Project Description
Arizona State University, along with Lawrence Livermore National Laboratory and Sandia National Laboratories, will address the enhancement of computational fluid dynamics (CFD) coupled with a discrete element method (DEM) in the open-source-code Multiphase Flow with Interphase eXchanges (MFiX-DEM), which is developed and maintained by the National Energy Technology Laboratory (NETL). The objectives of the project are to improve the performance and physical modeling capabilities of MFiX-DEM while tightly integrating these improvements with an intuitive graphical user interface (GUI) driven by an uncertainty quantification (UQ) framework, and to effectively pave the way to wider and more rapid industrial adoption of MFiX-DEM.
Project Benefits
This project directly addresses industry’s need for tools that can be used to solve problems of realistic size, with modest high-performance computing (HPC) resources within an acceptable timeframe.
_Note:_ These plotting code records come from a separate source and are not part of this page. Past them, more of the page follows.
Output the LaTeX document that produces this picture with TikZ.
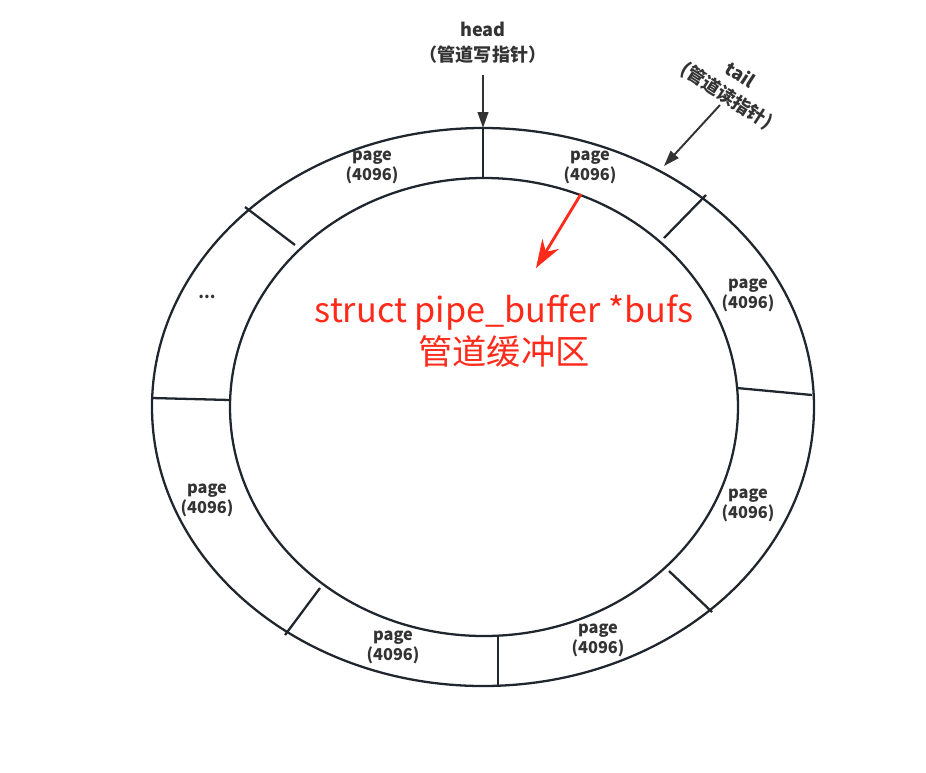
\documentclass[tikz,border=0pt]{standalone}
\usepackage{fontspec}
\setmainfont{Noto Sans CJK SC}
\usetikzlibrary{arrows.meta}
\definecolor{ringline}{HTML}{1F262D}
\definecolor{labtext}{HTML}{333333}
\definecolor{bufred}{HTML}{FF2A1A}
\tikzset{
    ring/.style={draw=ringline,line width=1.3pt},
    pagelab/.style={text=labtext,font=\bfseries\fontsize{9.3}{11.3}\selectfont,align=center,inner sep=0pt},
    ptrlab/.style={text=labtext,font=\bfseries\fontsize{10.3}{14}\selectfont,align=center,inner sep=0pt},
    ptrarrow/.style={draw=labtext,line width=1.1pt,-{Triangle[length=9pt,width=6pt]}},
}
\begin{document}
\begin{tikzpicture}[x=0.02cm,y=-0.02cm]
    \useasboundingbox (0,0) rectangle (926,772);
    % ring
    \draw[ring] (483,407) ellipse (331 and 279);
    \draw[ring] (484,407) ellipse (254 and 229);
    \draw[ring] (483,128) -- (483,178);
    \draw[ring] (706,195) -- (664,238);
    \draw[ring] (812,395) -- (737,388);
    \draw[ring] (712,612) -- (669,571);
    \draw[ring] (498,685) -- (498,636);
    \draw[ring] (285,635) -- (320,588);
    \draw[ring] (152,398) -- (230,400);
    \draw[ring] (245,207) -- (295,245);
    % pages
    \node[pagelab] at (372,167) (p1) {page\\(4096)};
    \node[pagelab] at (590,167) (p2) {page\\(4096)};
    \node[pagelab] at (748,295) (p3) {page\\(4096)};
    \node[pagelab] at (748,505) (p4) {page\\(4096)};
    \node[pagelab] at (598,640) (p5) {page\\(4096)};
    \node[pagelab] at (393,647) (p6) {page\\(4096)};
    \node[pagelab] at (207,500) (p7) {page\\(4096)};
    \node[pagelab] at (207,297) (p8) {...};
    % pointers
    \node[ptrlab] at (483,43) (head) {head\\（管道写指针）};
    \coordinate (headend) at (483,128);
    \draw[ptrarrow] (483,75) -- (headend);
    \node[ptrlab,rotate=-33] at (733,86) (tail) {tail\\(管道读指针)};
    \coordinate (tailstart) at (720,105);
    \coordinate (tailend) at (664,166);
    \draw[ptrarrow] (tailstart) -- (tailend);
    % buffer
    \node[text=bufred,font=\fontsize{19.5}{24}\selectfont,align=center,inner sep=0pt] at (504,331) (bufs) {struct pipe\_buffer *bufs\\管道缓冲区};
    \coordinate (redstart) at (581,194);
    \coordinate (redend) at (536,268);
    \draw[bufred,line width=1.6pt,-{Stealth[length=16pt,width=11pt]}] (redstart) -- (redend);
\end{tikzpicture}
\end{document}
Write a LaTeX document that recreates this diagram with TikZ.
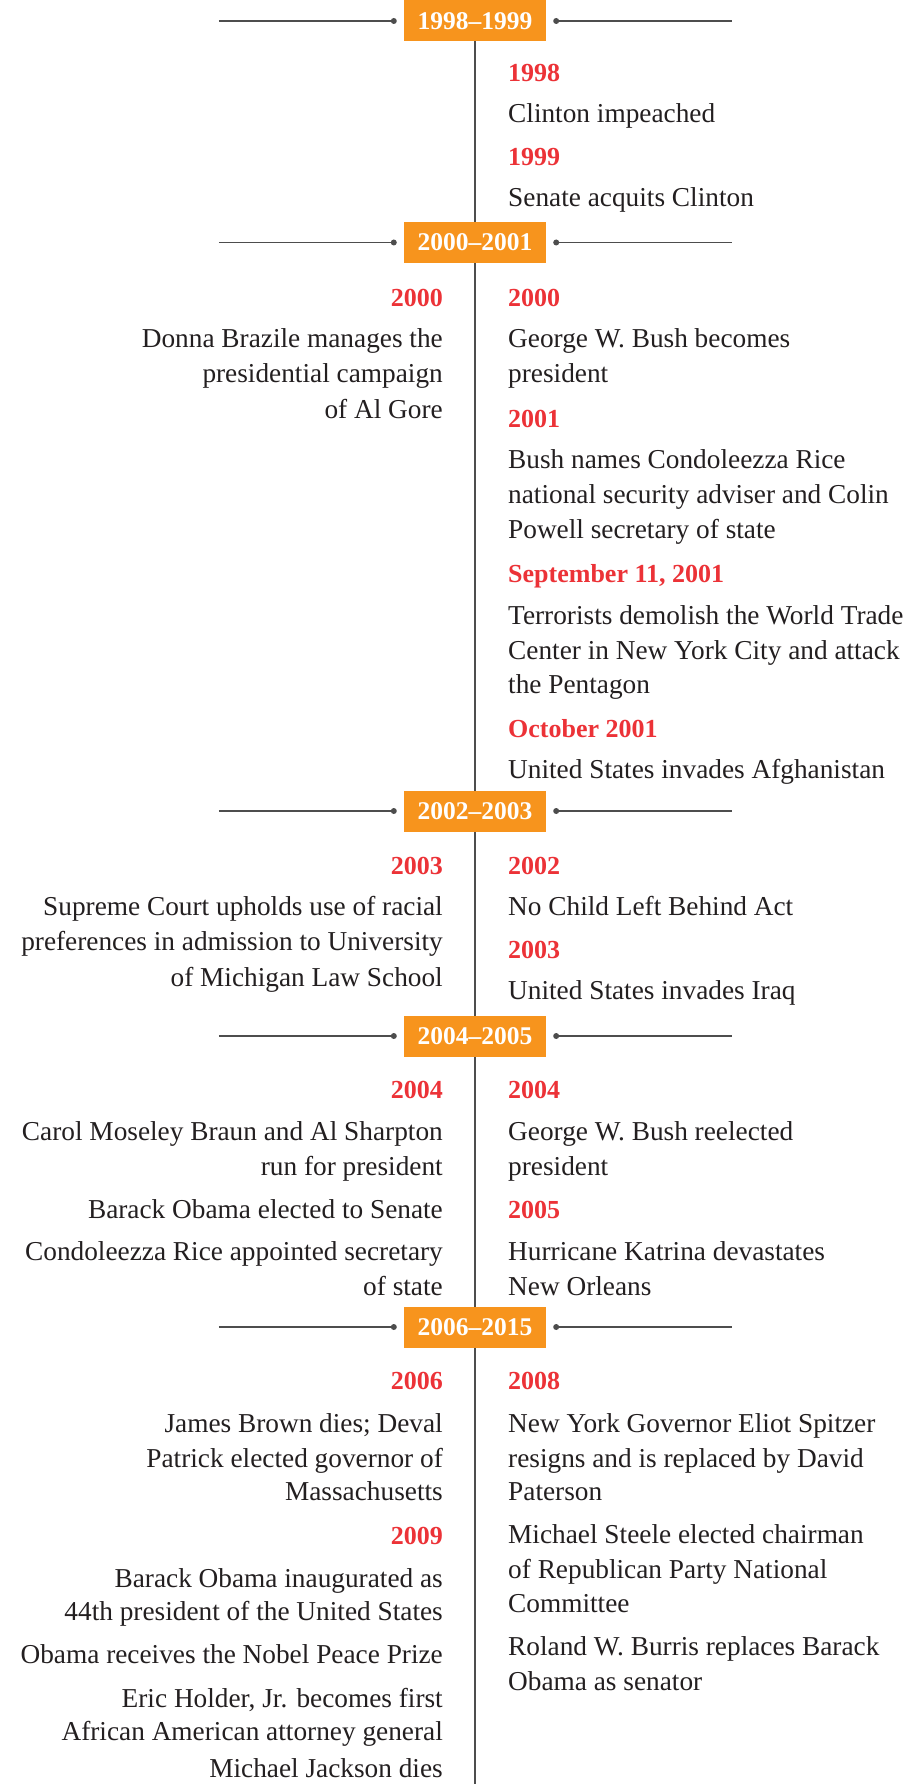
\documentclass[tikz,border=0pt]{standalone}
\usepackage{fontspec}
\setmainfont{Liberation Serif}
\definecolor{bandorange}{HTML}{F7941D}
\definecolor{yearred}{HTML}{EC3237}
\definecolor{inkdark}{HTML}{231F20}
\definecolor{rulegray}{HTML}{4D4D4D}
\tikzset{
  body/.style={inner sep=0pt, text=inkdark, font=\fontsize{27.3}{32}\selectfont},
  rt/.style={body, anchor=base west},
  lt/.style={body, anchor=base east},
  ry/.style={rt, text=yearred, font=\fontsize{26}{32}\selectfont\bfseries},
  ly/.style={lt, text=yearred, font=\fontsize{26}{32}\selectfont\bfseries},
  band/.style={fill=bandorange, text=white, inner sep=0pt, minimum width=142pt,
    minimum height=41pt, font=\fontsize{25.5}{30}\selectfont\bfseries},
  spine/.style={draw=rulegray, line width=1.8pt},
  arm/.style={draw=rulegray, line width=1.8pt},
}
\newcommand{\bandrow}[3]{%
  \node[band] (#1) at (475,#2) {#3};
  \coordinate (#1-la) at ([xshift=-185pt]#1.west);
  \coordinate (#1-lb) at ([xshift=-10pt]#1.west);
  \coordinate (#1-ra) at ([xshift=10pt]#1.east);
  \coordinate (#1-rb) at ([xshift=186pt]#1.east);
  \draw[arm] (#1-la) -- (#1-lb);
  \draw[arm] (#1-ra) -- (#1-rb);
  \fill[rulegray] (#1-lb) circle (3pt);
  \fill[rulegray] (#1-ra) circle (3pt);
}
\begin{document}
\begin{tikzpicture}[x=1pt,y=-1pt]
\useasboundingbox (0,0) rectangle (921,1784);
\fill[white] (0,0) rectangle (921,1784);

% central spine
\coordinate (spinetop) at (475,0);
\coordinate (spinebot) at (475,1784);
\draw[spine] (spinetop) -- (spinebot);

% period bands
\bandrow{b1}{21}{1998--1999}
\bandrow{b2}{242.5}{2000--2001}
\bandrow{b3}{811}{2002--2003}
\bandrow{b4}{1036}{2004--2005}
\bandrow{b5}{1327}{2006--2015}

% 1998-1999, right side
\node[ry] (r1) at (508,82) {1998};
\node[rt] (r2) at (508,123) {Clinton impeached};
\node[ry] (r3) at (508,166) {1999};
\node[rt] (r4) at (508,207) {Senate acquits Clinton};

% 2000-2001, left side
\node[ly] (l1) at (443,306) {2000};
\node[lt] (l2) at (443,347) {Donna Brazile manages the};
\node[lt] (l3) at (443,382) {presidential campaign};
\node[lt] (l4) at (443,418) {of Al Gore};

% 2000-2001, right side
\node[ry] (r5) at (508,306) {2000};
\node[rt] (r6) at (508,347) {George W. Bush becomes};
\node[rt] (r7) at (508,382) {president};
\node[ry] (r8) at (508,427) {2001};
\node[rt] (r9) at (508,468) {Bush names Condoleezza Rice};
\node[rt] (r10) at (508,503) {national security adviser and Colin};
\node[rt] (r11) at (508,538) {Powell secretary of state};
\node[ry] (r12) at (508,582) {September 11, 2001};
\node[rt] (r13) at (508,624) {Terrorists demolish the World Trade};
\node[rt] (r14) at (508,659) {Center in New York City and attack};
\node[rt] (r15) at (508,693) {the Pentagon};
\node[ry] (r16) at (508,737) {October 2001};
\node[rt] (r17) at (508,778) {United States invades Afghanistan};

% 2002-2003, left side
\node[ly] (l5) at (443,874) {2003};
\node[lt] (l6) at (443,915) {Supreme Court upholds use of racial};
\node[lt] (l7) at (443,950) {preferences in admission to University};
\node[lt] (l8) at (443,986) {of Michigan Law School};

% 2002-2003, right side
\node[ry] (r18) at (508,874) {2002};
\node[rt] (r19) at (508,915) {No Child Left Behind Act};
\node[ry] (r20) at (508,958) {2003};
\node[rt] (r21) at (508,999) {United States invades Iraq};

% 2004-2005, left side
\node[ly] (l9) at (443,1098) {2004};
\node[lt] (l10) at (443,1140) {Carol Moseley Braun and Al Sharpton};
\node[lt] (l11) at (443,1175) {run for president};
\node[lt] (l12) at (443,1218) {Barack Obama elected to Senate};
\node[lt] (l13) at (443,1260) {Condoleezza Rice appointed secretary};
\node[lt] (l14) at (443,1295) {of state};

% 2004-2005, right side
\node[ry] (r22) at (508,1098) {2004};
\node[rt] (r23) at (508,1140) {George W. Bush reelected};
\node[rt] (r24) at (508,1175) {president};
\node[ry] (r25) at (508,1218) {2005};
\node[rt] (r26) at (508,1260) {Hurricane Katrina devastates};
\node[rt] (r27) at (508,1295) {New Orleans};

% 2006-2015, left side
\node[ly] (l15) at (443,1389) {2006};
\node[lt] (l16) at (443,1432) {James Brown dies; Deval};
\node[lt] (l17) at (443,1467) {Patrick elected governor of};
\node[lt] (l18) at (443,1500) {Massachusetts};
\node[ly] (l19) at (443,1544) {2009};
\node[lt] (l20) at (443,1587) {Barack Obama inaugurated as};
\node[lt] (l21) at (443,1620) {44th president of the United States};
\node[lt] (l22) at (443,1663) {Obama receives the Nobel Peace Prize};
\node[lt] (l23) at (443,1707) {Eric Holder, Jr. becomes first};
\node[lt] (l24) at (443,1740) {African American attorney general};
\node[lt] (l25) at (443,1777) {Michael Jackson dies};

% 2006-2015, right side
\node[ry] (r28) at (508,1389) {2008};
\node[rt] (r29) at (508,1432) {New York Governor Eliot Spitzer};
\node[rt] (r30) at (508,1467) {resigns and is replaced by David};
\node[rt] (r31) at (508,1500) {Paterson};
\node[rt] (r32) at (508,1543) {Michael Steele elected chairman};
\node[rt] (r33) at (508,1578) {of Republican Party National};
\node[rt] (r34) at (508,1612) {Committee};
\node[rt] (r35) at (508,1655) {Roland W. Burris replaces Barack};
\node[rt] (r36) at (508,1690) {Obama as senator};
\end{tikzpicture}
\end{document}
This work has the potential to transform the way multiphase flow-based engineering systems are designed and evaluated by providing a user-friendly tool that offers integrated UQ; enhanced physical modeling capabilities such as particle size distributions, heat transfer, and chemical reactions; and improved performance through code modernization. These contributions will enable the ability to run industrial-scale problems by taking advantage of the advanced HPC systems that will be ubiquitously available in the near future due to an HPC landscape that is rapidly evolving towards heterogeneous many-core architectures.